Another lawyer, Mykola Stetsenko from Avellum Partners, names electronic administration of value added tax (VAT), overregulation of limited liabilities companies and the urgency of introducing a land market among the issues that need to be resolved as soon as possible.

As of Dec. 26, five days before the new law on value-added tax comes into effect, neither the government nor the legal community knows how to work under such a document, Stetsenko explains. It freezes the cash at companies’ VAT accounts on prepayment basis, so the business actors are being put under serious risk of facing a lack of liquidity.

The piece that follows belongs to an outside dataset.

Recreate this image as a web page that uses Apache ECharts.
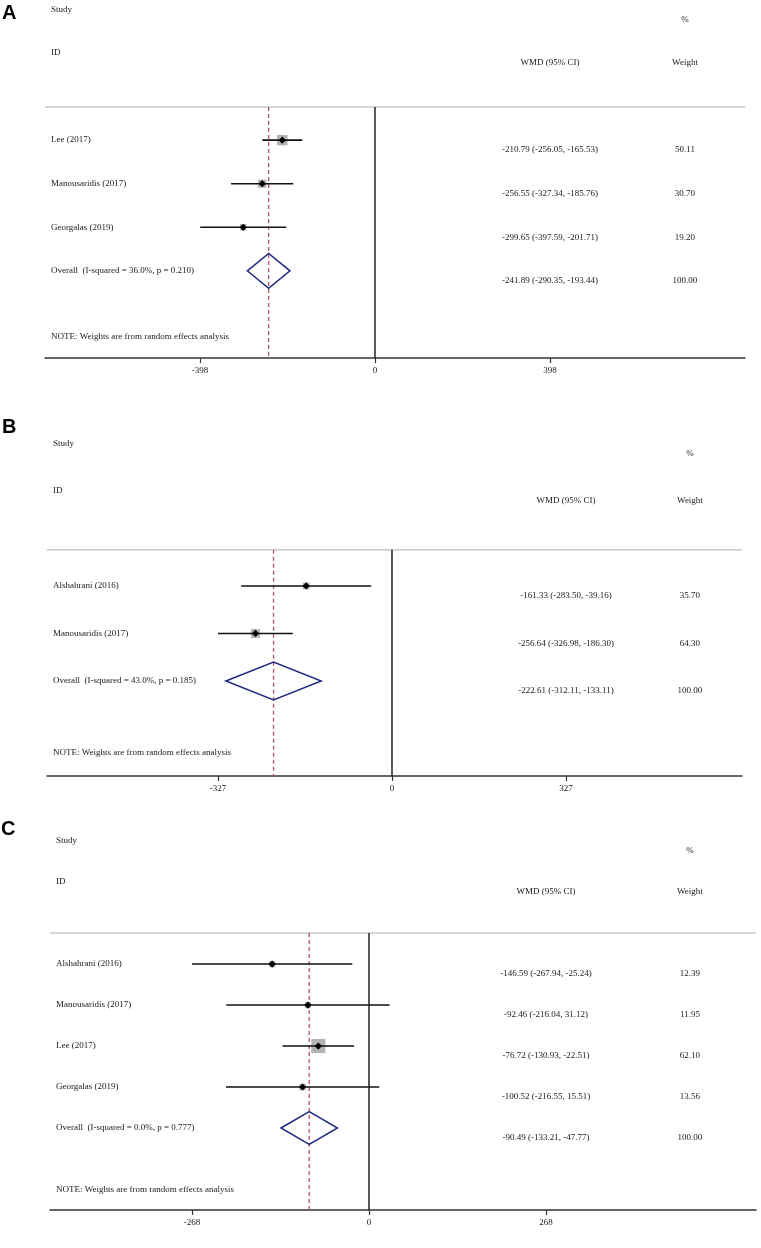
<!DOCTYPE html>
<html>
<head>
<meta charset="utf-8">
<title>Forest plots</title>
<script src="https://cdn.jsdelivr.net/npm/echarts@6/dist/echarts.min.js"></script>
<style>
html, body { margin: 0; padding: 0; background: #fff; }
#forest { width: 761px; height: 1248px; }
</style>
</head>
<body>
<div id="forest"></div>
<script>
// A
var studiesA = ['Lee (2017)', 'Manousaridis (2017)', 'Georgalas (2019)'];
var wmdA = [-210.79, -256.55, -299.65];
var lowA = [-256.05, -327.34, -397.59];
var highA = [-165.53, -185.76, -201.71];
var weightA = [50.11, 30.70, 19.20];
var overallA = [-241.89, -290.35, -193.44];
var hetA = ['36.0%', '0.210'];
var ticksA = [-398, 0, 398];

// B
var studiesB = ['Alshahrani (2016)', 'Manousaridis (2017)'];
var wmdB = [-161.33, -256.64];
var lowB = [-283.50, -326.98];
var highB = [-39.16, -186.30];
var weightB = [35.70, 64.30];
var overallB = [-222.61, -312.11, -133.11];
var hetB = ['43.0%', '0.185'];
var ticksB = [-327, 0, 327];

// C
var studiesC = ['Alshahrani (2016)', 'Manousaridis (2017)', 'Lee (2017)', 'Georgalas (2019)'];
var wmdC = [-146.59, -92.46, -76.72, -100.52];
var lowC = [-267.94, -216.04, -130.93, -216.55];
var highC = [-25.24, 31.12, -22.51, 15.51];
var weightC = [12.39, 11.95, 62.10, 13.56];
var overallC = [-90.49, -133.21, -47.77];
var hetC = ['0.0%', '0.777'];
var ticksC = [-268, 0, 268];

var serif = '"Liberation Serif", "DejaVu Serif", serif';
var textColor = '#1a1a1a';

var panels = [
    {letter: 'A', studies: studiesA, wmd: wmdA, low: lowA, high: highA, weight: weightA,
     overall: overallA, het: hetA, ticks: ticksA,
     top: 2, height: 356, left: 45, right: 16, xMin: -750.5, xMax: 841.5, yMin: -3.17,
     box: 1.48, wtGap: 135, letterLeft: 2, letterTop: 3},
    {letter: 'B', studies: studiesB, wmd: wmdB, low: lowB, high: highB, weight: weightB,
     overall: overallB, het: hetB, ticks: ticksB,
     top: 432, height: 344, left: 47, right: 19, xMin: -648.4, xMax: 657.8, yMin: -3.24,
     box: 1.12, wtGap: 124, letterLeft: 2, letterTop: 417},
    {letter: 'C', studies: studiesC, wmd: wmdC, low: lowC, high: highC, weight: weightC,
     overall: overallC, het: hetC, ticks: ticksC,
     top: 830, height: 380, left: 50, right: 5, xMin: -483, xMax: 586, yMin: -3.27,
     box: 1.78, wtGap: 144, letterLeft: 1, letterTop: 819}
];

var forest = echarts.init(document.getElementById('forest'));

var grids = [], xAxes = [], yAxes = [], titles = [], series = [];

panels.forEach(function (p, i) {
    var n = p.studies.length;
    var axisRow = n + 2;
    var ruleRow = -0.76;

    grids.push({left: p.left, right: p.right, top: p.top, height: p.height});
    titles.push({
        text: p.letter, left: p.letterLeft, top: p.letterTop, padding: 0,
        textStyle: {fontFamily: '"Liberation Sans", Arial, sans-serif', fontSize: 20, fontWeight: 'bold', color: '#000'}
    });
    xAxes.push({
        type: 'value', gridIndex: i, min: p.xMin, max: p.xMax, position: 'bottom',
        splitLine: {show: false},
        axisLine: {show: true, onZero: false, lineStyle: {color: '#333', width: 1.5}},
        axisTick: {show: true, customValues: p.ticks, length: 5, lineStyle: {color: '#333', width: 1.2}},
        axisLabel: {customValues: p.ticks, margin: 8, fontFamily: serif, fontSize: 9, color: textColor}
    });
    yAxes.push({type: 'value', gridIndex: i, inverse: true, min: p.yMin, max: axisRow, show: false});

    // horizontal rule under the header
    series.push({
        type: 'custom', xAxisIndex: i, yAxisIndex: i, silent: true,
        data: [[p.xMin, ruleRow, p.xMax]],
        renderItem: function (params, api) {
            var a = api.coord([api.value(0), api.value(1)]);
            var b = api.coord([api.value(2), api.value(1)]);
            return {type: 'line', shape: {x1: a[0], y1: a[1], x2: b[0], y2: b[1]},
                    style: {stroke: '#c9c9c9', lineWidth: 1.5}};
        }
    });

    // null line and overall estimate line
    series.push({
        type: 'custom', xAxisIndex: i, yAxisIndex: i, silent: true,
        data: [[0, ruleRow, axisRow, 0], [p.overall[0], ruleRow, axisRow, 1]],
        renderItem: function (params, api) {
            var a = api.coord([api.value(0), api.value(1)]);
            var b = api.coord([api.value(0), api.value(2)]);
            var dashed = api.value(3) === 1;
            return {type: 'line', shape: {x1: a[0], y1: a[1], x2: b[0], y2: b[1]},
                    style: dashed ? {stroke: '#b5566a', lineWidth: 1.3, lineDash: [4, 3]}
                                  : {stroke: '#222', lineWidth: 1.5}};
        }
    });

    // study estimates with CI
    var box = p.box;
    series.push({
        type: 'custom', xAxisIndex: i, yAxisIndex: i, silent: true,
        data: p.studies.map(function (s, k) { return [p.wmd[k], k, p.low[k], p.high[k], p.weight[k]]; }),
        renderItem: function (params, api) {
            var row = api.value(1);
            var mid = api.coord([api.value(0), row]);
            var lo = api.coord([api.value(2), row]);
            var hi = api.coord([api.value(3), row]);
            var side = Math.sqrt(api.value(4)) * box;
            var d = 3.6;
            return {type: 'group', children: [
                {type: 'rect', shape: {x: mid[0] - side / 2, y: mid[1] - side / 2, width: side, height: side},
                 style: {fill: '#b3b3b3'}},
                {type: 'line', shape: {x1: lo[0], y1: lo[1], x2: hi[0], y2: hi[1]},
                 style: {stroke: '#111', lineWidth: 1.6}},
                {type: 'polygon', shape: {points: [[mid[0] - d, mid[1]], [mid[0], mid[1] - d], [mid[0] + d, mid[1]], [mid[0], mid[1] + d]]},
                 style: {fill: '#000'}}
            ]};
        }
    });

    // pooled diamond
    series.push({
        type: 'custom', xAxisIndex: i, yAxisIndex: i, silent: true,
        data: [[p.overall[0], n, p.overall[1], p.overall[2]]],
        renderItem: function (params, api) {
            var row = api.value(1), est = api.value(0);
            var pts = [
                api.coord([api.value(2), row]),
                api.coord([est, row - 0.4]),
                api.coord([api.value(3), row]),
                api.coord([est, row + 0.4])
            ];
            return {type: 'polygon', shape: {points: pts},
                    style: {fill: 'none', stroke: '#1f2a80', lineWidth: 1.5}};
        }
    });

    // text table
    var items = [
        {text: 'Study', col: 'left', row: -3},
        {text: 'ID', col: 'left', row: -2},
        {text: '%', col: 'wt', row: -3},
        {text: 'WMD (95% CI)', col: 'wmd', row: -2},
        {text: 'Weight', col: 'wt', row: -2}
    ];
    p.studies.forEach(function (s, k) {
        items.push({text: s, col: 'left', row: k});
        items.push({text: p.wmd[k].toFixed(2) + ' (' + p.low[k].toFixed(2) + ', ' + p.high[k].toFixed(2) + ')', col: 'wmd', row: k});
        items.push({text: p.weight[k].toFixed(2), col: 'wt', row: k});
    });
    items.push({text: 'Overall  (I-squared = ' + p.het[0] + ', p = ' + p.het[1] + ')', col: 'left', row: n});
    items.push({text: p.overall[0].toFixed(2) + ' (' + p.overall[1].toFixed(2) + ', ' + p.overall[2].toFixed(2) + ')', col: 'wmd', row: n});
    items.push({text: '100.00', col: 'wt', row: n});
    items.push({text: 'NOTE: Weights are from random effects analysis', col: 'left', row: n + 1.5});

    var tickR = p.ticks[2], gap = p.wtGap, xMin = p.xMin;
    series.push({
        type: 'custom', xAxisIndex: i, yAxisIndex: i, silent: true,
        data: items.map(function (t) { return [0, t.row]; }),
        renderItem: function (params, api) {
            var t = items[params.dataIndex];
            var y = api.coord([0, t.row])[1];
            var x, align = 'center';
            if (t.col === 'left') {
                x = api.coord([xMin, t.row])[0] + 6;
                align = 'left';
            } else {
                x = api.coord([tickR, t.row])[0] + (t.col === 'wt' ? gap : 0);
                y += 10;
            }
            return {type: 'text', x: x, y: y,
                    style: {text: t.text, fill: textColor, font: '9px ' + serif, align: align, verticalAlign: 'middle'}};
        }
    });
});

forest.setOption({
    animation: false,
    backgroundColor: '#fff',
    title: titles,
    grid: grids,
    xAxis: xAxes,
    yAxis: yAxes,
    series: series
});
</script>
</body>
</html>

However, Andriy Zhurzhy, a member of parliament with Samopomich party, said the Rada is considering cancellation of a requirement for the companies to have VAT accounts. Rada’s tax committee protests against VAT accounts too.

Sergiy Shkyar, founding partner at Arzinger, points out to the antimonopoly legislation that needs further development. Violators pay fines only in 5-7 percent of the cases, mostly finding the ways to bypass this.

Moreover, current law “on the protection of economic competition” sets the maximum rate of a fine that could be applied to a violator, which is 10 percent of a turnover in a prior year. However, since high market volatility may bring the revenues down very substantially, fine could exceed the 10 percent rate for the current year turnover.

It’s commercial, not administrative courts that should make decisions on antimonopoly cases, Shklyar adds, while the opposite happens.

Oleksandr Burtovy of Antika law firm says monitoring of the energy consumption should also be high on the parliament’s agenda since the deficit of Naftogaz, state-run oil and gas monopoly, is critically high.

“Ukraine is a unique country,” he said. “There is probably nobody who knows how our energy balance is actually formed and how the consumption of energy is tracked.”